True Contentment
Hebrews 13:5 – “Let your conversation be without covetousness; and be content with such things as ye have: for he hath said, I will never leave thee, nor forsake thee.”
This unusual item was recently carried by United Press International: “A 54-year old man, who looks like a bum and lives like one, makes his ‘home’ under a bridge on Bunker Hill in downtown Los Angeles. But he’s not an ordinary tramp. He has more than $20,000 in a Burnt Hill, New York bank and doesn’t want it. For the second time in three years a lawyer visited him offering to give him the money, only to have him refuse it. ‘I don’t need it. I’m getting along just fine,’ the man with the curly beard told the attorney.”

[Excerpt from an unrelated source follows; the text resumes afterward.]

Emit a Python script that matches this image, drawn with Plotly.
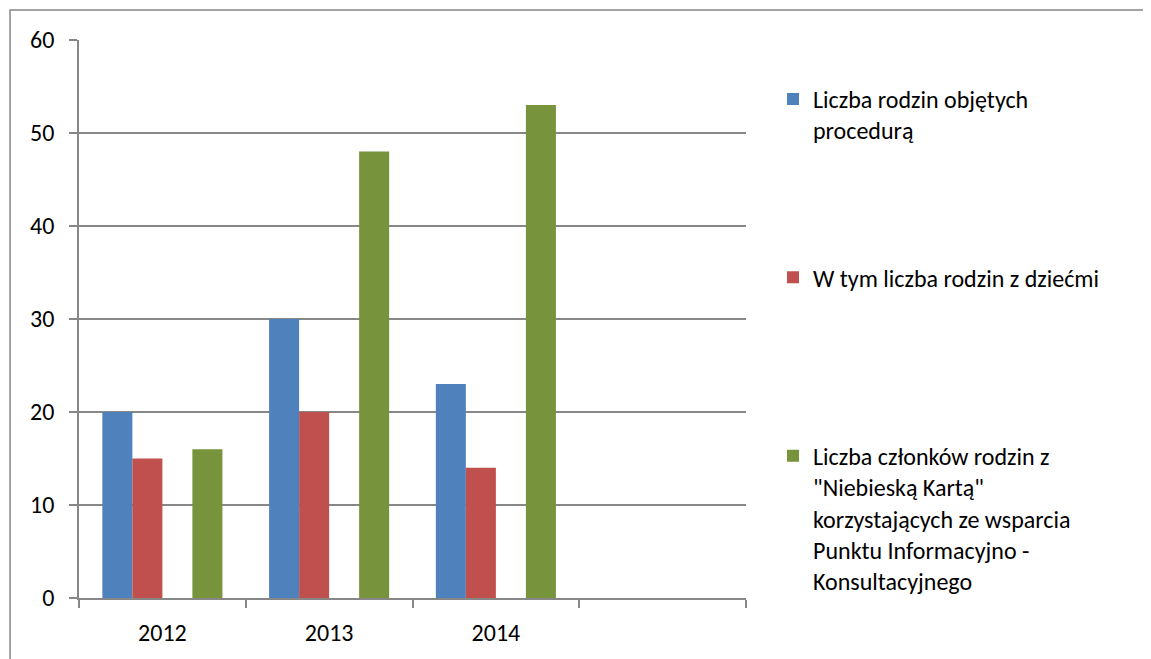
import plotly.graph_objects as go

categories = ["2012", "2013", "2014", " "]
series_names = [
    "Liczba rodzin objętych<br>procedurą",
    "W tym liczba rodzin z dziećmi<br> ",
    "Liczba członków rodzin z<br>\"Niebieską Kartą\"<br>korzystających ze wsparcia<br>Punktu Informacyjno -<br>Konsultacyjnego",
]
rodziny = [20, 30, 23, None]
rodziny_z_dziecmi = [15, 20, 14, None]
pusta_seria = [None, None, None, None]
czlonkowie_nk = [16, 48, 53, None]

colors = ["#4F81BD", "#C0504D", "#77933C"]
FONT = "Carlito, Lato, sans-serif"
GRID = "#878787"

fig = go.Figure()
fig.add_trace(go.Bar(x=categories, y=rodziny, name=series_names[0],
                     marker=dict(color=colors[0], line=dict(width=0)), legendgroup="a"))
fig.add_trace(go.Bar(x=categories, y=rodziny_z_dziecmi, name=series_names[1],
                     marker=dict(color=colors[1], line=dict(width=0)), legendgroup="b"))
fig.add_trace(go.Bar(x=categories, y=pusta_seria, name="", showlegend=False,
                     marker=dict(color="white"), legendgroup="c"))
fig.add_trace(go.Bar(x=categories, y=czlonkowie_nk, name=series_names[2],
                     marker=dict(color=colors[2], line=dict(width=0)), legendgroup="d"))

fig.update_layout(
    width=1143, height=651,
    paper_bgcolor="white", plot_bgcolor="white",
    margin=dict(l=71, r=405, t=32, b=59),
    barmode="group", bargap=0.28, bargroupgap=0,
    font=dict(family=FONT, size=24, color="#000000"),
    showlegend=True,
    legend=dict(
        x=1.0405, xanchor="left", y=0.934, yanchor="top",
        valign="top", tracegroupgap=113,
        font=dict(family=FONT, size=24, color="#000000"),
        itemwidth=30, bgcolor="rgba(0,0,0,0)",
    ),
    xaxis=dict(
        type="category", categoryorder="array", categoryarray=categories,
        range=[-0.5, 3.5], tickson="boundaries",
        showline=True, linecolor=GRID, linewidth=1.5,
        ticks="outside", ticklen=8, tickcolor=GRID, tickwidth=1.5,
        showgrid=False, tickfont=dict(size=24), ticklabelstandoff=12,
    ),
    yaxis=dict(
        range=[0, 60], dtick=10, tick0=0,
        showline=True, linecolor=GRID, linewidth=1.5,
        ticks="outside", ticklen=8, tickcolor=GRID, tickwidth=1.5,
        showgrid=True, gridcolor=GRID, gridwidth=1.5,
        zeroline=False, tickfont=dict(size=24), ticklabelstandoff=10,
    ),
    shapes=[dict(type="rect", xref="paper", yref="paper",
                 x0=-0.1034, x1=1.7, y0=-0.2, y1=1.0536,
                 line=dict(color=GRID, width=1.5), fillcolor="rgba(0,0,0,0)",
                 layer="below")],
)

fig.write_html("out.html")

As I read this account, I pondered, what determines a person’s needs? What is true contentment? I certainly would not imply that the bridge dweller’s style of life should be a model for anyone to follow. But his existence does suggest the fact that our needs are not always as great as we think they are, and that contentment can be found without all of the things considered so essential by our materialistic society.
Conditioned as we are by the persuasive influences of advertising and by a compulsion to “keep up with the Jones,” too often we are caught up in the frustrating whirl of pursuing things. As a result, our “needs” continually seem to increase, and the blessing of contentment becomes an elusive dream. This does not have to be the case, however. If we have God-honoring objectives, are diligent in fulfilling our responsibilities, and allow the Lord to determine what our real necessities are, we can know the meaning of true peace and satisfaction. With the apostle we can say, “I have learned, in whatever state I am, therewith to be content” (Phil. 4:11).
O Lord give me the grace to be
Content with what Thou has given me!
No more than that, let me rejoice
In all Thou sendest – Tis thy choice!